Musicians also have been targeted for exclusion. In 2004, Yusuf Islam (known to most of us as "Cat Stevens") was turned away from a recording session with Dolly Parton. Two years later, London-based hip-Hop artist, M.I.A., was denied a visa to work with American music producers on her next album -- someone in the government didn't like the lyrics in her songs.
Increasingly, our government has targeted academics for exclusion -- a practice that should be of particular concern to those of us who live in a city that is home to some of the world's greatest institutions of higher learning. In June 2005, the government excluded Dora Maria Tellez -- a Nicaraguan historian and former leader of the Sandanista Revolution -- who had been appointed as the Robert F. Kennedy Visiting Professor of Latin American Studies at Harvard.

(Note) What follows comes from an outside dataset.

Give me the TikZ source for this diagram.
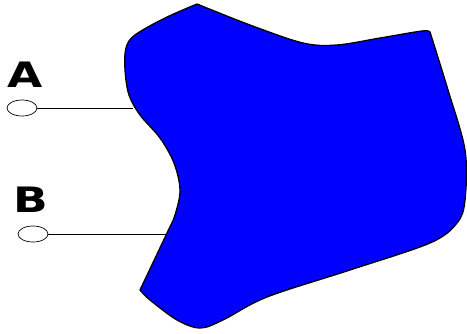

The government also denied a visa to South African sociology professor Adam Habib, who was invited to address a number of academic institutions in Boston and elsewhere, but was denied a visa after participating in anti-war protests and speaking out against torture and indefinite detention. Swiss scholar Tariq Ramadan, who had been appointed to a professorship at Notre Dame, similarly was turned away by the State Department after he published remarks critical of U.S. foreign policy.
Fortunately, legal challenges by the ACLU on behalf of both Professor Habib and Professor Ramadan led to the issuance of a waiver by the State Department, thus permitting them to enter and engage in academic exchanges here in the U.S.
Professor Habib recently spoke at Harvard Law School, saying, "I've always been opposed to terrorism, even when I was an anti-apartheid activist in South Africa….We have to recognize that criticism is the lifeblood of a democracy. When the United States as a great power undermines academic freedom, civil liberties, and its own Constitution, it has ripple effects across the globe."
The State Department should move quickly to issue a visa waiver for Hollman Morris so that he can begin his Nieman fellowship in August. And then the Obama administration and Congress should abandon the anti-democratic practice of ideological exclusion altogether.